Leave out the pictures and repeat the rest of the material exactly.
***** Data lines
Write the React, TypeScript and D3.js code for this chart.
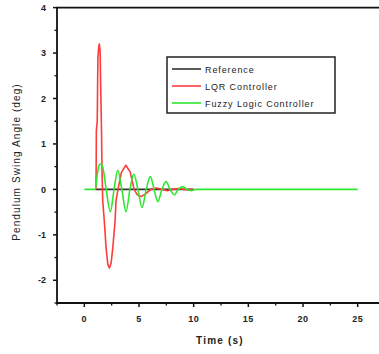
import React from "react";
import * as d3 from "d3";

// Pendulum swing angle responses (time in s, angle in deg)
const refTime = [1.0, 10.0];
const refAngle = [0, 0];

const lqrTime = [1.07, 1.1, 1.18, 1.24, 1.3, 1.37, 1.44, 1.5, 1.56, 1.62, 1.68, 1.83, 1.99, 2.15, 2.29, 2.45, 2.6, 2.81, 2.9, 3.08, 3.4, 3.8, 4.2, 4.55, 4.85, 5.19, 5.6, 6.1, 6.6, 7.1, 7.6, 8.1, 8.6, 9.1, 9.5, 9.9];
const lqrAngle = [0, 1.3, 1.5, 2.9, 3.1, 3.2, 3.05, 2.2, 1.45, 0.4, -0.24, -0.71, -1.29, -1.65, -1.73, -1.62, -1.29, -0.71, -0.24, 0, 0.38, 0.53, 0.38, 0, -0.12, -0.16, -0.1, 0, 0.03, 0, -0.03, 0, 0.02, 0, -0.01, 0];

const fuzzyTime = [0, 1.0, 1.2, 1.37, 1.53, 1.68, 2.0, 2.38, 2.72, 3.05, 3.43, 3.81, 4.17, 4.52, 4.9, 5.28, 5.66, 6.04, 6.38, 6.72, 7.1, 7.47, 7.85, 8.23, 8.6, 9.0, 9.38, 9.76, 10.2, 25];
const fuzzyAngle = [0, 0, 0.35, 0.54, 0.56, 0.5, 0, -0.49, 0, 0.42, 0, -0.49, 0, 0.34, 0, -0.4, 0, 0.28, 0, -0.27, 0, 0.17, 0, -0.12, 0, 0.06, 0, -0.03, 0, 0];

const xTicks = [0, 5, 10, 15, 20, 25];
const yTicks = [-2, -1, 0, 1, 2, 3, 4];

const seriesNames = ["Reference", "LQR Controller", "Fuzzy Logic Controller"];
const seriesColors = ["#333333", "#ff3b3b", "#2ee82e"];

const W = 379;
const H = 354;

export default function App() {
  const x = d3.scaleLinear().domain([-2.5, 27.5]).range([57, 385]);
  const y = d3.scaleLinear().domain([-2.5, 4]).range([303, 7.6]);

  const line = d3
    .line<[number, number]>()
    .x((d) => x(d[0]))
    .y((d) => y(d[1]));
  const smooth = d3
    .line<[number, number]>()
    .x((d) => x(d[0]))
    .y((d) => y(d[1]))
    .curve(d3.curveMonotoneX);

  const zip = (a: number[], b: number[]) => a.map((v, i) => [v, b[i]] as [number, number]);
  const paths = [
    line(zip(refTime, refAngle)),
    line(zip(lqrTime, lqrAngle)),
    smooth(zip(fuzzyTime, fuzzyAngle)),
  ];

  const xMinor = d3.range(-2.5, 27.6, 2.5).filter((v) => !xTicks.includes(v));
  const yMinor = d3.range(-2.5, 4.01, 0.5).filter((v) => !yTicks.includes(v));

  const x0 = x.range()[0];
  const y0 = y.range()[0];
  const yTop = y.range()[1];
  const xEnd = W + 10; // frame runs past the right edge of the view

  return (
    <svg
      width={W}
      height={H}
      style={{ position: "absolute", left: 0, top: 0, background: "#fff" }}
      fontFamily="'Liberation Sans', Arial, sans-serif"
    >
      {/* frame (left, top, bottom) */}
      <path
        d={`M${xEnd},${yTop}H${x0}V${y0}H${xEnd}`}
        fill="none"
        stroke="#111"
        strokeWidth={1.8}
      />

      {/* y axis ticks */}
      {yTicks.map((v) => (
        <g key={"yt" + v}>
          <line x1={x0 - 4} x2={x0} y1={y(v)} y2={y(v)} stroke="#111" strokeWidth={1.5} />
          <text x={46} y={y(v) + 3.2} fontSize={9} fontWeight="bold" textAnchor="end" fill="#222">
            {v}
          </text>
        </g>
      ))}
      {yMinor.map((v) => (
        <line key={"ym" + v} x1={x0 - 2.5} x2={x0} y1={y(v)} y2={y(v)} stroke="#111" strokeWidth={1.3} />
      ))}

      {/* x axis ticks */}
      {xTicks.map((v) => (
        <g key={"xt" + v}>
          <line x1={x(v)} x2={x(v)} y1={y0} y2={y0 + 4} stroke="#111" strokeWidth={1.5} />
          <text x={x(v)} y={321.5} fontSize={9} fontWeight="bold" textAnchor="middle" fill="#222" letterSpacing={0.5}>
            {v}
          </text>
        </g>
      ))}
      {xMinor.map((v) => (
        <line key={"xm" + v} x1={x(v)} x2={x(v)} y1={y0} y2={y0 + 2.5} stroke="#111" strokeWidth={1.3} />
      ))}

      {/* axis titles */}
      <text x={220} y={344} fontSize={10} fontWeight="bold" textAnchor="middle" fill="#222" letterSpacing={1.2}>
        Time (s)
      </text>
      <text
        transform={`translate(20,162) rotate(-90)`}
        fontSize={10}
        textAnchor="middle"
        fill="#222"
        letterSpacing={1.1}
      >
        Pendulum Swing Angle (deg)
      </text>

      {/* series */}
      <g fill="none" strokeLinejoin="round">
        {paths.map((p, i) => (
          <path key={"s" + i} d={p || ""} stroke={seriesColors[i]} strokeWidth={1.6} />
        ))}
      </g>

      {/* legend */}
      <rect x={167} y={57} width={168} height={56} fill="#fff" stroke="#222" strokeWidth={1.5} />
      {seriesNames.map((name, i) => (
        <g key={"lg" + i}>
          <line x1={172} x2={201} y1={69 + i * 17} y2={69 + i * 17} stroke={seriesColors[i]} strokeWidth={1.6} />
          <text x={205} y={72.5 + i * 17} fontSize={9} fill="#222" letterSpacing={0.9}>
            {name}
          </text>
        </g>
      ))}
    </svg>
  );
}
**********
▶ _Output for this task_
Write the React, TypeScript and D3.js code for this chart.
import React from "react";
import * as d3 from "d3";

// Pendulum swing angle responses (time in s, angle in deg)
const refTime = [1.0, 10.0];
const refAngle = [0, 0];

const lqrTime = [1.07, 1.1, 1.18, 1.24, 1.3, 1.37, 1.44, 1.5, 1.56, 1.62, 1.68, 1.83, 1.99, 2.15, 2.29, 2.45, 2.6, 2.81, 2.9, 3.08, 3.4, 3.8, 4.2, 4.55, 4.85, 5.19, 5.6, 6.1, 6.6, 7.1, 7.6, 8.1, 8.6, 9.1, 9.5, 9.9];
const lqrAngle = [0, 1.3, 1.5, 2.9, 3.1, 3.2, 3.05, 2.2, 1.45, 0.4, -0.24, -0.71, -1.29, -1.65, -1.73, -1.62, -1.29, -0.71, -0.24, 0, 0.38, 0.53, 0.38, 0, -0.12, -0.16, -0.1, 0, 0.03, 0, -0.03, 0, 0.02, 0, -0.01, 0];

const fuzzyTime = [0, 1.0, 1.2, 1.37, 1.53, 1.68, 2.0, 2.38, 2.72, 3.05, 3.43, 3.81, 4.17, 4.52, 4.9, 5.28, 5.66, 6.04, 6.38, 6.72, 7.1, 7.47, 7.85, 8.23, 8.6, 9.0, 9.38, 9.76, 10.2, 25];
const fuzzyAngle = [0, 0, 0.35, 0.54, 0.56, 0.5, 0, -0.49, 0, 0.42, 0, -0.49, 0, 0.34, 0, -0.4, 0, 0.28, 0, -0.27, 0, 0.17, 0, -0.12, 0, 0.06, 0, -0.03, 0, 0];

const xTicks = [0, 5, 10, 15, 20, 25];
const yTicks = [-2, -1, 0, 1, 2, 3, 4];

const seriesNames = ["Reference", "LQR Controller", "Fuzzy Logic Controller"];
const seriesColors = ["#333333", "#ff3b3b", "#2ee82e"];

const W = 379;
const H = 354;

export default function App() {
  const x = d3.scaleLinear().domain([-2.5, 27.5]).range([57, 385]);
  const y = d3.scaleLinear().domain([-2.5, 4]).range([303, 7.6]);

  const line = d3
    .line<[number, number]>()
    .x((d) => x(d[0]))
    .y((d) => y(d[1]));
  const smooth = d3
    .line<[number, number]>()
    .x((d) => x(d[0]))
    .y((d) => y(d[1]))
    .curve(d3.curveMonotoneX);

  const zip = (a: number[], b: number[]) => a.map((v, i) => [v, b[i]] as [number, number]);
  const paths = [
    line(zip(refTime, refAngle)),
    line(zip(lqrTime, lqrAngle)),
    smooth(zip(fuzzyTime, fuzzyAngle)),
  ];

  const xMinor = d3.range(-2.5, 27.6, 2.5).filter((v) => !xTicks.includes(v));
  const yMinor = d3.range(-2.5, 4.01, 0.5).filter((v) => !yTicks.includes(v));

  const x0 = x.range()[0];
  const y0 = y.range()[0];
  const yTop = y.range()[1];
  const xEnd = W + 10; // frame runs past the right edge of the view

  return (
    <svg
      width={W}
      height={H}
      style={{ position: "absolute", left: 0, top: 0, background: "#fff" }}
      fontFamily="'Liberation Sans', Arial, sans-serif"
    >
      {/* frame (left, top, bottom) */}
      <path
        d={`M${xEnd},${yTop}H${x0}V${y0}H${xEnd}`}
        fill="none"
        stroke="#111"
        strokeWidth={1.8}
      />

      {/* y axis ticks */}
      {yTicks.map((v) => (
        <g key={"yt" + v}>
          <line x1={x0 - 4} x2={x0} y1={y(v)} y2={y(v)} stroke="#111" strokeWidth={1.5} />
          <text x={46} y={y(v) + 3.2} fontSize={9} fontWeight="bold" textAnchor="end" fill="#222">
            {v}
          </text>
        </g>
      ))}
      {yMinor.map((v) => (
        <line key={"ym" + v} x1={x0 - 2.5} x2={x0} y1={y(v)} y2={y(v)} stroke="#111" strokeWidth={1.3} />
      ))}

      {/* x axis ticks */}
      {xTicks.map((v) => (
        <g key={"xt" + v}>
          <line x1={x(v)} x2={x(v)} y1={y0} y2={y0 + 4} stroke="#111" strokeWidth={1.5} />
          <text x={x(v)} y={321.5} fontSize={9} fontWeight="bold" textAnchor="middle" fill="#222" letterSpacing={0.5}>
            {v}
          </text>
        </g>
      ))}
      {xMinor.map((v) => (
        <line key={"xm" + v} x1={x(v)} x2={x(v)} y1={y0} y2={y0 + 2.5} stroke="#111" strokeWidth={1.3} />
      ))}

      {/* axis titles */}
      <text x={220} y={344} fontSize={10} fontWeight="bold" textAnchor="middle" fill="#222" letterSpacing={1.2}>
        Time (s)
      </text>
      <text
        transform={`translate(20,162) rotate(-90)`}
        fontSize={10}
        textAnchor="middle"
        fill="#222"
        letterSpacing={1.1}
      >
        Pendulum Swing Angle (deg)
      </text>

      {/* series */}
      <g fill="none" strokeLinejoin="round">
        {paths.map((p, i) => (
          <path key={"s" + i} d={p || ""} stroke={seriesColors[i]} strokeWidth={1.6} />
        ))}
      </g>

      {/* legend */}
      <rect x={167} y={57} width={168} height={56} fill="#fff" stroke="#222" strokeWidth={1.5} />
      {seriesNames.map((name, i) => (
        <g key={"lg" + i}>
          <line x1={172} x2={201} y1={69 + i * 17} y2={69 + i * 17} stroke={seriesColors[i]} strokeWidth={1.6} />
          <text x={205} y={72.5 + i * 17} fontSize={9} fill="#222" letterSpacing={0.9}>
            {name}
          </text>
        </g>
      ))}
    </svg>
  );
}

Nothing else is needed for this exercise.